When you think about “personal finance,” what comes to mind? Most people automatically think about financial strategies, like investing or saving for retirement. But effective financial management isn’t just about these tactical actions. There’s another crucial part: mindset.
Your financial mindset involves how you think and feel about money. Your perspective and mindset form the basis for the tactical decisions you make about your finances. An effective financial plan requires both sites: the tactics and the mindset.
When you work with a financial planner, they may spend most of the time helping you decide which tactics to use. But it’s crucial to consider the other side of the equation too. Combining tactical actions with a mindset that reflects your values and goals is the key to the best financial plans.
Strategies and tactics
Financial tactics are the things you do with your money: saving, investing, spending, and giving. Managing your money effectively involves understanding the available strategies and choosing which ones are right for your unique situation.
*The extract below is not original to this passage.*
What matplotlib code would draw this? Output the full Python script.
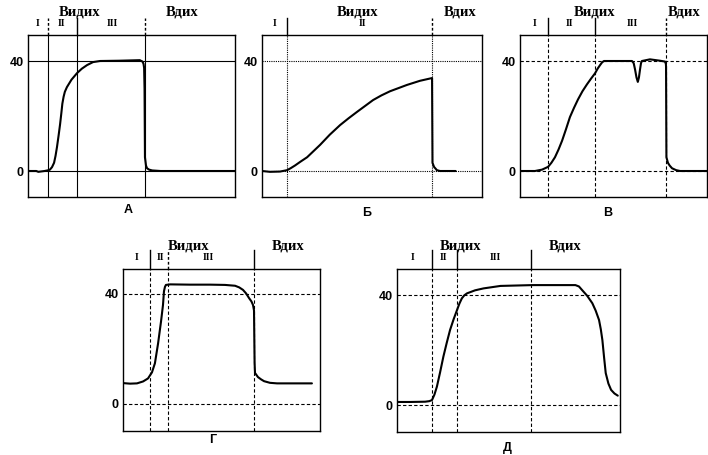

Here are some examples of financial tactics:
- Making and following a budget
- Investing in stocks and bonds
- Contributing to a 401(k)
- Financing/refinancing your home
- Converting a traditional retirement plan to a Roth IRA
- Negotiating a salary or job offer
There are countless different strategies, all designed to make the best use of the available funds. Working with a financial planner often involves discussing tactics and deciding which ones to use. Not every strategy is right for every person – you need to determine which financial tactics fit your life best.
Mindsets and behaviors
Knowing what you can do with your money is important, but it’s not enough by itself. You also need to know how to implement those strategies into your life. And to do that, it’s important to clarify the perspectives that support those tactics.
For example, if you decide you want to create a budget, it’s vital to be clear on why you’re doing so. Do you want to save more money every month? Are you trying to pay off debt? Do you feel disconnected from your money and unsure of where your paychecks go each month?
Those are the kinds of questions that can form the basis of your financial mindset. And once you know the answers, you’ll have a much better idea of why you’re creating a budget, which gives you a greater chance of sticking to it.
Another way to look at your financial mindset is to think in terms of a “money script.” Your money script is your core belief or approach to finances.
Money scripts can be positive: “It’s all going to work out,” or, “Hard work will give me financial freedom.” They can also be negative: “I’ll never have enough,” or “I need to work harder,” or “I’m not sure I’ll be able to retire.”
Your financial mindset can even be as simple as feeling like money is “easy” or “hard.” Figuring out your script gives you more insight into how you relate to money so you can use that knowledge to drive your financial strategies.
What is your relationship with money?
When you think about your money and your perspective on finances, what emotions do you feel? Is money always a stressful and overwhelming topic? Or do you feel like you can enjoy your money? Identifying those emotions can help you decide whether you want to try to change your financial strategies.
When your financial tactics don’t align with your values, money can be a source of frustration and sadness. But if you can implement strategies based on your priorities, you’re more likely to find fulfillment – and even joy – in your finances.
Pairing your financial tactics with your money mindset
You can learn about strategies for managing and growing wealth from financial experts, books, and websites. But before effectively implementing those tactics, it’s essential to consider the other part of the financial equation: your mindset.